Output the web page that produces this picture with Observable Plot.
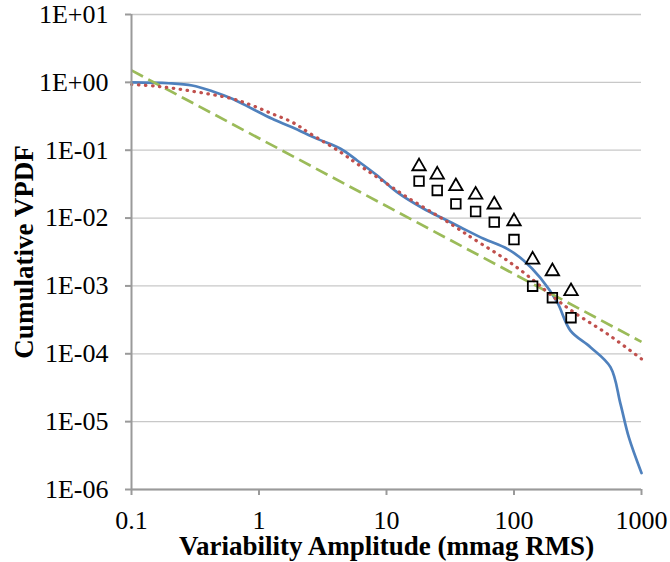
<!DOCTYPE html>
<html><head><meta charset="utf-8">
<script src="https://cdn.jsdelivr.net/npm/d3@7"></script>
<script src="https://cdn.jsdelivr.net/npm/@observablehq/plot@0.6"></script>
<style>
html,body{margin:0;padding:0;background:#fff}
#chart{width:670px;height:562px}
#chart svg, #chart svg text{font-family:"Liberation Serif","Times New Roman",serif !important}
</style>
</head><body><div id="chart"></div>
<script>
// Axis ticks and labels
const xTicks = [0.1, 1, 10, 100, 1000];
const xTickLabels = ["0.1", "1", "10", "100", "1000"];
const yTicks = [1e1, 1e0, 1e-1, 1e-2, 1e-3, 1e-4, 1e-5, 1e-6];
const yTickLabels = ["1E+01", "1E+00", "1E-01", "1E-02", "1E-03", "1E-04", "1E-05", "1E-06"];
const xTitle = "Variability Amplitude (mmag RMS)";
const yTitle = "Cumulative VPDF";

// Blue solid (observed cumulative VPDF)
const blueX = [0.1, 0.196, 0.299, 0.43, 0.617, 0.885, 1.27, 1.82, 2.86, 4.36, 5.89, 8.46, 12.1, 19.6, 28.1, 38.0, 57.9, 88.5, 119, 161, 218, 277, 398, 571, 684, 795, 1000];
const blueY = [1.0, 0.97, 0.90, 0.741, 0.573, 0.408, 0.290, 0.218, 0.147, 0.105, 0.0706, 0.0424, 0.0241, 0.0137, 0.00976, 0.00734, 0.00495, 0.00352, 0.00237, 0.00131, 0.000576, 0.00022, 0.000125, 0.0000635, 0.0000183, 0.0000059, 0.00000175];

// Red dotted (model)
const redX = [0.1, 0.164, 0.299, 0.617, 0.885, 1.27, 1.82, 2.53, 4.36, 5.89, 8.46, 14.5, 25.0, 35.9, 48.4, 88.5, 143, 205, 294, 538, 1000];
const redY = [0.93, 0.869, 0.741, 0.573, 0.456, 0.344, 0.259, 0.175, 0.0935, 0.063, 0.040, 0.0203, 0.0109, 0.0071, 0.0049, 0.00237, 0.0012, 0.00068, 0.00041, 0.000197, 0.000084];

// Green dashed (power law)
const greenX = [0.1, 1000];
const greenY = [1.5, 0.00015];

// Open markers
const markerX = [18, 25, 35, 50, 70, 100, 140, 200, 280];
const triangleY = [0.0578, 0.0436, 0.0294, 0.0221, 0.0158, 0.00894, 0.00244, 0.00164, 0.000835];
const squareY = [0.035, 0.0255, 0.0162, 0.0125, 0.0087, 0.00483, 0.00099, 0.00067, 0.00034];

const zip = (xs, ys) => xs.map((x, i) => ({x, y: ys[i]}));
const blue = zip(blueX, blueY);
const red = zip(redX, redY);
const green = zip(greenX, greenY);
const tri = zip(markerX, triangleY);
const sq = zip(markerX, squareY);

const xLab = new Map(xTicks.map((t, i) => [Math.round(Math.log10(t)), xTickLabels[i]]));
const yLab = new Map(yTicks.map((t, i) => [Math.round(Math.log10(t)), yTickLabels[i]]));

const axisGray = "#9a9a9a";
const serif = "Liberation Serif";

const chart = Plot.plot({
  width: 670, height: 562,
  marginLeft: 131, marginRight: 29, marginTop: 14, marginBottom: 73,
  x: {type: "log", domain: [0.1, 1000]},
  y: {type: "log", domain: [1e-6, 10]},
  style: "font-family: 'Liberation Serif', serif; background: #fff; color: #000;",
  marks: [
    Plot.gridY(yTicks, {stroke: "#c8c8c8", strokeOpacity: 1, strokeWidth: 1.3}),
    Plot.line(blue, {x: "x", y: "y", stroke: "#4f81bd", strokeWidth: 2.7, curve: "catmull-rom"}),
    Plot.line(green, {x: "x", y: "y", stroke: "#9bbb59", strokeWidth: 2.7, strokeDasharray: "13 6", strokeLinecap: "butt"}),
    Plot.line(red, {x: "x", y: "y", stroke: "#c0504d", strokeWidth: 3.2, strokeDasharray: "0.5 6.5", strokeLinecap: "round", curve: "catmull-rom"}),
    Plot.dot(tri, {x: "x", y: "y", symbol: "triangle", r: 5, stroke: "#000", strokeWidth: 1.8, fill: "none"}),
    Plot.dot(sq, {x: "x", y: "y", symbol: "square", r: 5.4, stroke: "#000", strokeWidth: 1.8, fill: "none"}),
    Plot.ruleX([0.1], {stroke: axisGray, strokeWidth: 2}),
    Plot.ruleY([1e-6], {stroke: axisGray, strokeWidth: 2}),
    Plot.axisY(yTicks, {tickFormat: d => yLab.get(Math.round(Math.log10(d))), fontSize: 26, fontFamily: serif, tickSize: 6, tickPadding: 17, stroke: axisGray, strokeWidth: 2, fill: "#000", label: null}),
    Plot.axisX(xTicks, {tickFormat: d => xLab.get(Math.round(Math.log10(d))), fontSize: 26, fontFamily: serif, tickSize: 6, tickPadding: 15, stroke: axisGray, strokeWidth: 2, fill: "#000", label: null}),
    Plot.text([xTitle], {frameAnchor: "bottom", dy: 57, fontSize: 27, fontFamily: serif, fontWeight: "bold", lineAnchor: "middle", textAnchor: "middle", fill: "#000"}),
    Plot.text([yTitle], {frameAnchor: "left", dx: -107, rotate: -90, fontSize: 27, fontFamily: serif, fontWeight: "bold", lineAnchor: "middle", textAnchor: "middle", fill: "#000"})
  ]
});
document.getElementById("chart").append(chart);
</script>
</body></html>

-*-

[Aim] Reproduce the material in its entirety and word for word, without the pictures.

[Worked solution]
Output the web page that produces this picture with Observable Plot.
<!DOCTYPE html>
<html><head><meta charset="utf-8">
<script src="https://cdn.jsdelivr.net/npm/d3@7"></script>
<script src="https://cdn.jsdelivr.net/npm/@observablehq/plot@0.6"></script>
<style>
html,body{margin:0;padding:0;background:#fff}
#chart{width:670px;height:562px}
#chart svg, #chart svg text{font-family:"Liberation Serif","Times New Roman",serif !important}
</style>
</head><body><div id="chart"></div>
<script>
// Axis ticks and labels
const xTicks = [0.1, 1, 10, 100, 1000];
const xTickLabels = ["0.1", "1", "10", "100", "1000"];
const yTicks = [1e1, 1e0, 1e-1, 1e-2, 1e-3, 1e-4, 1e-5, 1e-6];
const yTickLabels = ["1E+01", "1E+00", "1E-01", "1E-02", "1E-03", "1E-04", "1E-05", "1E-06"];
const xTitle = "Variability Amplitude (mmag RMS)";
const yTitle = "Cumulative VPDF";

// Blue solid (observed cumulative VPDF)
const blueX = [0.1, 0.196, 0.299, 0.43, 0.617, 0.885, 1.27, 1.82, 2.86, 4.36, 5.89, 8.46, 12.1, 19.6, 28.1, 38.0, 57.9, 88.5, 119, 161, 218, 277, 398, 571, 684, 795, 1000];
const blueY = [1.0, 0.97, 0.90, 0.741, 0.573, 0.408, 0.290, 0.218, 0.147, 0.105, 0.0706, 0.0424, 0.0241, 0.0137, 0.00976, 0.00734, 0.00495, 0.00352, 0.00237, 0.00131, 0.000576, 0.00022, 0.000125, 0.0000635, 0.0000183, 0.0000059, 0.00000175];

// Red dotted (model)
const redX = [0.1, 0.164, 0.299, 0.617, 0.885, 1.27, 1.82, 2.53, 4.36, 5.89, 8.46, 14.5, 25.0, 35.9, 48.4, 88.5, 143, 205, 294, 538, 1000];
const redY = [0.93, 0.869, 0.741, 0.573, 0.456, 0.344, 0.259, 0.175, 0.0935, 0.063, 0.040, 0.0203, 0.0109, 0.0071, 0.0049, 0.00237, 0.0012, 0.00068, 0.00041, 0.000197, 0.000084];

// Green dashed (power law)
const greenX = [0.1, 1000];
const greenY = [1.5, 0.00015];

// Open markers
const markerX = [18, 25, 35, 50, 70, 100, 140, 200, 280];
const triangleY = [0.0578, 0.0436, 0.0294, 0.0221, 0.0158, 0.00894, 0.00244, 0.00164, 0.000835];
const squareY = [0.035, 0.0255, 0.0162, 0.0125, 0.0087, 0.00483, 0.00099, 0.00067, 0.00034];

const zip = (xs, ys) => xs.map((x, i) => ({x, y: ys[i]}));
const blue = zip(blueX, blueY);
const red = zip(redX, redY);
const green = zip(greenX, greenY);
const tri = zip(markerX, triangleY);
const sq = zip(markerX, squareY);

const xLab = new Map(xTicks.map((t, i) => [Math.round(Math.log10(t)), xTickLabels[i]]));
const yLab = new Map(yTicks.map((t, i) => [Math.round(Math.log10(t)), yTickLabels[i]]));

const axisGray = "#9a9a9a";
const serif = "Liberation Serif";

const chart = Plot.plot({
  width: 670, height: 562,
  marginLeft: 131, marginRight: 29, marginTop: 14, marginBottom: 73,
  x: {type: "log", domain: [0.1, 1000]},
  y: {type: "log", domain: [1e-6, 10]},
  style: "font-family: 'Liberation Serif', serif; background: #fff; color: #000;",
  marks: [
    Plot.gridY(yTicks, {stroke: "#c8c8c8", strokeOpacity: 1, strokeWidth: 1.3}),
    Plot.line(blue, {x: "x", y: "y", stroke: "#4f81bd", strokeWidth: 2.7, curve: "catmull-rom"}),
    Plot.line(green, {x: "x", y: "y", stroke: "#9bbb59", strokeWidth: 2.7, strokeDasharray: "13 6", strokeLinecap: "butt"}),
    Plot.line(red, {x: "x", y: "y", stroke: "#c0504d", strokeWidth: 3.2, strokeDasharray: "0.5 6.5", strokeLinecap: "round", curve: "catmull-rom"}),
    Plot.dot(tri, {x: "x", y: "y", symbol: "triangle", r: 5, stroke: "#000", strokeWidth: 1.8, fill: "none"}),
    Plot.dot(sq, {x: "x", y: "y", symbol: "square", r: 5.4, stroke: "#000", strokeWidth: 1.8, fill: "none"}),
    Plot.ruleX([0.1], {stroke: axisGray, strokeWidth: 2}),
    Plot.ruleY([1e-6], {stroke: axisGray, strokeWidth: 2}),
    Plot.axisY(yTicks, {tickFormat: d => yLab.get(Math.round(Math.log10(d))), fontSize: 26, fontFamily: serif, tickSize: 6, tickPadding: 17, stroke: axisGray, strokeWidth: 2, fill: "#000", label: null}),
    Plot.axisX(xTicks, {tickFormat: d => xLab.get(Math.round(Math.log10(d))), fontSize: 26, fontFamily: serif, tickSize: 6, tickPadding: 15, stroke: axisGray, strokeWidth: 2, fill: "#000", label: null}),
    Plot.text([xTitle], {frameAnchor: "bottom", dy: 57, fontSize: 27, fontFamily: serif, fontWeight: "bold", lineAnchor: "middle", textAnchor: "middle", fill: "#000"}),
    Plot.text([yTitle], {frameAnchor: "left", dx: -107, rotate: -90, fontSize: 27, fontFamily: serif, fontWeight: "bold", lineAnchor: "middle", textAnchor: "middle", fill: "#000"})
  ]
});
document.getElementById("chart").append(chart);
</script>
</body></html>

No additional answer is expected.